I worry about movie stars. A website somewhere shows photos of presumed hot tickets in make-up, and then in candid shots in the street. They run from ordinary to ugly. Some have the allure of golf bags, especially the ones trying to look thirty years younger with what seem to be injection-molded cosmetics.

What's the social undercurrent here? Strap in: We're about to probe a dark rivulet of the collective unconscious. In the groc-tabs, it's not 'Miss Jennifer Lopez' or 'Mr. Scott Peterson.' It's J.Lo and Scott, with the easy familiarity of a high-school sleep-over. The product here is artificial entr'. If you're forty pounds overweight, lonely or wishing you were, and stuck in some boring low-level job at the post office where you can't even shoot people any longer ' why, the Enquirer will put you on a first-name basis with glamorous over-promoted nonentities. For only $2.99, you can do a line of coke with Sylvester, or share a Cellulite Experience with Demi.

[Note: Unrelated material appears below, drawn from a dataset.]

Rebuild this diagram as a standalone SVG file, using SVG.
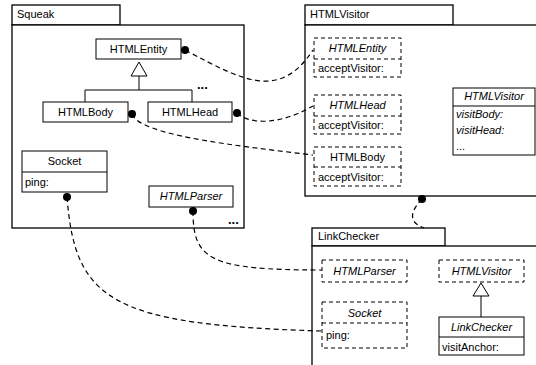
<svg xmlns="http://www.w3.org/2000/svg" width="536" height="365" viewBox="0 0 536 365">
<style>
text{font-family:"Liberation Sans",Arial,sans-serif;font-size:11px;fill:#000}
.c{text-anchor:middle}
.i{font-style:italic}
.b{font-weight:bold;font-size:13px}
.pk{fill:#fff;stroke:#000;stroke-width:1.3}
.cl{fill:#fff;stroke:#000;stroke-width:1}
.dl{fill:#fff;stroke:#000;stroke-width:1;stroke-dasharray:4,3}
.dv{fill:none;stroke:#000;stroke-width:1;stroke-dasharray:4,3}
.ln{fill:none;stroke:#000;stroke-width:1}
.cn{fill:none;stroke:#000;stroke-width:1.2;stroke-dasharray:5,3.5}
.dot{fill:#000}
</style>
<rect width="536" height="365" fill="#fff"/>
<g id="pkg-squeak">
<rect class="pk" x="12" y="5" width="108" height="20"/>
<rect class="pk" x="12" y="25" width="232" height="203"/>
<text x="17" y="18">Squeak</text>
<text class="b" x="197" y="89">...</text>
<text class="b" x="228" y="224">...</text>
</g>
<g id="pkg-htmlvisitor">
<rect class="pk" x="305" y="5" width="148" height="20"/>
<rect class="pk" x="305" y="25" width="240" height="171"/>
<text x="310" y="18">HTMLVisitor</text>
</g>
<g id="pkg-linkchecker">
<rect class="pk" x="312" y="228" width="133" height="18"/>
<rect class="pk" x="312" y="246" width="240" height="130"/>
<text x="318" y="240">LinkChecker</text>
</g>
<g id="sq-htmlentity">
<rect class="cl" x="96" y="39" width="85" height="20"/>
<text class="c" x="138.5" y="53">HTMLEntity</text>
</g>
<g id="sq-inherit">
<polygon class="cl" points="139,62 131,76 147,76"/>
<path class="ln" d="M139,76V90M85,102V90H192V102"/>
</g>
<g id="sq-htmlbody">
<rect class="cl" x="43" y="102" width="85" height="20"/>
<text class="c" x="85.5" y="116">HTMLBody</text>
</g>
<g id="sq-htmlhead">
<rect class="cl" x="148" y="102" width="84" height="20"/>
<text class="c" x="190" y="116">HTMLHead</text>
</g>
<g id="sq-socket">
<rect class="cl" x="22" y="151" width="85" height="41"/>
<line class="ln" x1="22" y1="172" x2="107" y2="172"/>
<text class="c" x="64.5" y="165">Socket</text>
<text x="25" y="186">ping:</text>
</g>
<g id="sq-htmlparser">
<rect class="cl" x="149" y="186" width="84" height="21"/>
<text class="c i" x="191" y="200">HTMLParser</text>
</g>
<g id="hv-htmlentity">
<rect class="dl" x="314" y="38" width="87" height="39"/>
<line class="dv" x1="314" y1="59" x2="401" y2="59"/>
<text class="c i" x="357.5" y="52">HTMLEntity</text>
<text x="318" y="72">acceptVisitor:</text>
</g>
<g id="hv-htmlhead">
<rect class="dl" x="314" y="95" width="87" height="39"/>
<line class="dv" x1="314" y1="116" x2="401" y2="116"/>
<text class="c i" x="357.5" y="109">HTMLHead</text>
<text x="318" y="129">acceptVisitor:</text>
</g>
<g id="hv-htmlbody">
<rect class="dl" x="314" y="147" width="87" height="39"/>
<line class="dv" x1="314" y1="167" x2="401" y2="167"/>
<text class="c" x="357.5" y="161">HTMLBody</text>
<text x="318" y="181">acceptVisitor:</text>
</g>
<g id="hv-htmlvisitor">
<rect class="cl" x="453" y="88" width="82" height="67"/>
<line class="ln" x1="453" y1="106" x2="535" y2="106"/>
<text class="c i" x="494" y="100">HTMLVisitor</text>
<text class="i" x="456" y="118">visitBody:</text>
<text class="i" x="456" y="134">visitHead:</text>
<text x="456" y="150">...</text>
</g>
<g id="lc-htmlparser">
<rect class="dl" x="322" y="260" width="85" height="22"/>
<text class="c i" x="364.5" y="275">HTMLParser</text>
</g>
<g id="lc-htmlvisitor">
<rect class="dl" x="439" y="260" width="85" height="22"/>
<text class="c i" x="481.5" y="275">HTMLVisitor</text>
</g>
<g id="lc-inherit">
<polygon class="cl" points="481,283 473,296 489,296"/>
<line class="ln" x1="481" y1="296" x2="481" y2="317"/>
</g>
<g id="lc-socket">
<rect class="dl" x="322" y="302" width="85" height="46"/>
<line class="dv" x1="322" y1="323" x2="407" y2="323"/>
<text class="c i" x="364.5" y="317">Socket</text>
<text x="326" y="339">ping:</text>
</g>
<g id="lc-linkchecker">
<rect class="cl" x="439" y="317" width="85" height="38"/>
<line class="ln" x1="439" y1="337" x2="524" y2="337"/>
<text class="c i" x="481.5" y="331">LinkChecker</text>
<text x="442" y="351">visitAnchor:</text>
</g>
<g id="connectors">
<path class="cn" d="M185,50C245,82 280,100 313,50"/>
<path class="cn" d="M237,113C250,125 280,125 313,106"/>
<path class="cn" d="M132,114C140,135 230,145 313,155"/>
<path class="cn" d="M422,199C410,212 408,222 424,228"/>
<path class="cn" d="M193,211C193,260 210,270 322,270"/>
<path class="cn" d="M67,197C75,300 110,325 322,331"/>
<circle class="dot" cx="185" cy="50" r="4"/>
<circle class="dot" cx="237" cy="113" r="4"/>
<circle class="dot" cx="132" cy="114" r="4"/>
<circle class="dot" cx="422" cy="199" r="4"/>
<circle class="dot" cx="193" cy="211" r="4"/>
<circle class="dot" cx="67" cy="197" r="4"/>
</g>
</svg>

Television. That's what does it. It makes people in trailer parks, which for practical purposes is most of us, think life ought to amount to more than feeding the mortgage monster and bailing ungrateful kids out of whatever disaster they've most recently managed to create. In 1900, before television, nobody expected life to be fulfilling. And it wasn't. You could depend on it. Unless of course you thought it was fulfilling to lead a decent life and raise your kids happily in a small town in Missouri.

You didn't have any knowledge of the rich and useless. You knew they were out there, like malaria and the chupacabras, but you didn't have to look at them.

Now the lobotomy box rubs the aggregate face in the rompings of the California glitz kennel, where every guy is a hunk and every gal a babe, by definition golden and happy and smiling, and off to Paris by private jet to interminable gratification.

So people without jets think ponder their lives and think, Is this all there is? Yep.

I don't understand supermodels either. But the tabs love them. Face it: They're a mess. They've got no breasts, no hips, and no fannies, and walk as if they had something wrong with their feet. You've heard crossed eyes? They've got crossed ankles. Imagine that a mad Japanese scientist tried to design a human robot and came reasonably close. Or think of women designed by homosexuals.

The poor creatures prance down the runways wearing funny-looking clothes that no real woman would let her dog sleep on, looking pouty and sullen like spoiled adolescents'and they become celebrities. Yes. Everywhere women stop eating: They too want to look like broom handles. I don't get it.

Super-modeldom is probably treatable. Force-feed them Big Macs with lots of Secret Sauce, give them estrogen supplements, and tell them to drop the snotty expression or you'll drown them.

The Weekly World News is what really worries me. They should put something in the ink that sterilizes anyone who reads it. May 13: 'Viking Frozen in Block of Ice,' plus, 'Eight-Year-Old Pianist Has 14 Fingers.' Probably from West Virginia. 'Ancient Egyptians Invented Baseball.' I picture Tutankhamen sliding into home, spikes high, while an intermittently swooning Nefertete chomps hotdogs in the stands.

Who reads this stuff? I don't want names. A phylum will do.

I can understand, barely, reading about the cellulite of some talentless twit who may have been cute twenty years go, but probably wasn't. Given a choice, I'd rather pound my thumb with a claw-hammer, but I'm a curmudgeon. But movie stars actually exist to an extent. You might want to know something about them. Scientists study those weird funguses on the damp sides of trees that get all orange and purple and goopy. Demi's cellulite can't be much worse.

But . . . 'Gal Keeps Hubby's Corpse in the House'? You can hear the far-off mournful tolling of the bell curve.

I mean, do people actually believe this stuff? 'Satan and Saddam Were Partners'and This Picture Proved It!' A Photo-Shopped picture of a cloud over Baghdad with a diabolic visage, in need of braces, peering from it. Sure, an obvious plant by the Bush administration, probably straight from Ari Fleischer, the White House ventriloquist. If you can't have anthrax, go with a demon, I say.

But . . . but . . . do even, I mean . . . do even Weakly World News readers reckon the Devil His Own Self is now a weapon of Mass whatever? That scientists are going to revive a nonexistent frozen Viking? (How would they know when they had?)

If there's any hope, I tell you, it lies with bugs and plankton.